_DATA:_
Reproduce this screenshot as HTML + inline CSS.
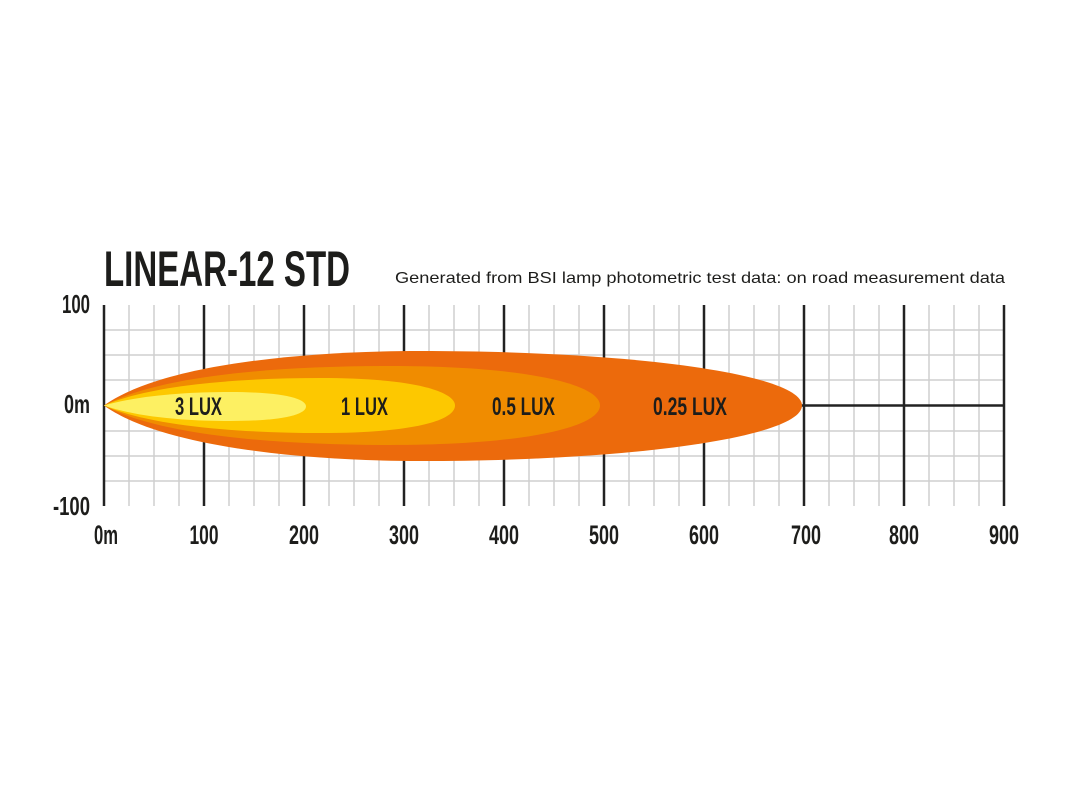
<!DOCTYPE html>
<html><head><meta charset="utf-8"><style>html,body{margin:0;padding:0;background:#fff;}svg{display:block}</style></head>
<body>
<svg width="1080" height="810" viewBox="0 0 1080 810" xmlns="http://www.w3.org/2000/svg">
<rect width="1080" height="810" fill="#fff"/>
<g stroke="#cfcfcf" stroke-width="1.5">
<path d="M129 305V506M154 305V506M179 305V506M229 305V506M254 305V506M279 305V506M329 305V506M354 305V506M379 305V506M429 305V506M454 305V506M479 305V506M529 305V506M554 305V506M579 305V506M629 305V506M654 305V506M679 305V506M729 305V506M754 305V506M779 305V506M829 305V506M854 305V506M879 305V506M929 305V506M954 305V506M979 305V506"/>
<path d="M104 330H1004M104 355H1004M104 380H1004M104 431H1004M104 456H1004M104 481H1004"/>
</g>
<g stroke="#222" stroke-width="2.5">
<path d="M104 305V506M204 305V506M304 305V506M404 305V506M504 305V506M604 305V506M704 305V506M804 305V506M904 305V506M1004 305V506"/>
<path d="M704 405.5H1004"/>
</g>
<path d="M104 405.5 C160 365,300 351,420 351 C640 351,802 375,802 405.5 C802 436,640 461,420 461 C300 461,160 446,104 405.5Z" fill="#ec6a0c"/>
<path d="M104 405.5 C160 375,280 366,390 366 C530 366,600 385,600 405.5 C600 426,530 445,390 445 C280 445,160 436,104 405.5Z" fill="#f08c00"/>
<path d="M104 405.5 C150 385,240 378,320 378 C420 378,455 393,455 405.5 C455 419,420 433,320 433 C240 433,150 426,104 405.5Z" fill="#fdc800"/>
<path d="M104 405.5 C140 395,190 392,230 392 C285 392,306 399,306 406.5 C306 414,285 421,230 421 C190 421,140 418,104 405.5Z" fill="#fdf062"/>
<g font-family="'Liberation Sans Narrow','Liberation Sans',sans-serif" font-weight="bold" fill="#1d1d1b">
<text x="104" y="286" font-size="50" textLength="246" lengthAdjust="spacingAndGlyphs">LINEAR-12 STD</text>
<g font-size="25">
<text x="175" y="415" textLength="47" lengthAdjust="spacingAndGlyphs">3 LUX</text>
<text x="341" y="415" textLength="47" lengthAdjust="spacingAndGlyphs">1 LUX</text>
<text x="492" y="415" textLength="63" lengthAdjust="spacingAndGlyphs">0.5 LUX</text>
<text x="653" y="415" textLength="74" lengthAdjust="spacingAndGlyphs">0.25 LUX</text>
</g>
<g font-size="26">
<text x="62" y="313" textLength="28" lengthAdjust="spacingAndGlyphs">100</text>
<text x="64" y="413" textLength="26" lengthAdjust="spacingAndGlyphs">0m</text>
<text x="53" y="515" textLength="37" lengthAdjust="spacingAndGlyphs">-100</text>
</g>
<g font-size="27" text-anchor="middle">
<text x="106" y="544" textLength="24" lengthAdjust="spacingAndGlyphs">0m</text>
<text x="204" y="544" textLength="29" lengthAdjust="spacingAndGlyphs">100</text>
<text x="304" y="544" textLength="30" lengthAdjust="spacingAndGlyphs">200</text>
<text x="404" y="544" textLength="30" lengthAdjust="spacingAndGlyphs">300</text>
<text x="504" y="544" textLength="30" lengthAdjust="spacingAndGlyphs">400</text>
<text x="604" y="544" textLength="30" lengthAdjust="spacingAndGlyphs">500</text>
<text x="704" y="544" textLength="30" lengthAdjust="spacingAndGlyphs">600</text>
<text x="806" y="544" textLength="30" lengthAdjust="spacingAndGlyphs">700</text>
<text x="904" y="544" textLength="30" lengthAdjust="spacingAndGlyphs">800</text>
<text x="1004" y="544" textLength="30" lengthAdjust="spacingAndGlyphs">900</text>
</g>
</g>
<text x="395" y="283" font-family="'Liberation Sans',sans-serif" font-size="16" fill="#1d1d1b" textLength="610" lengthAdjust="spacingAndGlyphs">Generated from BSI lamp photometric test data: on road measurement data</text>
</svg>
</body></html>
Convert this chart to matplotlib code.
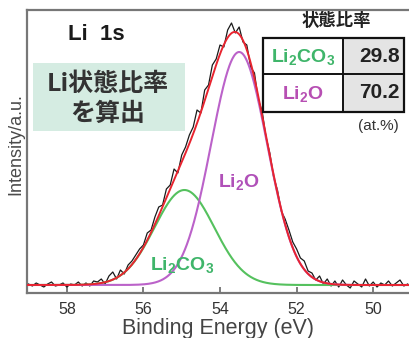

_GIVEN EXERCISE:_ Identify every line where the string "this" appears.

_FULL SOLUTION:_
Reproduce this screenshot as HTML + inline CSS.
Convert this chart to matplotlib code.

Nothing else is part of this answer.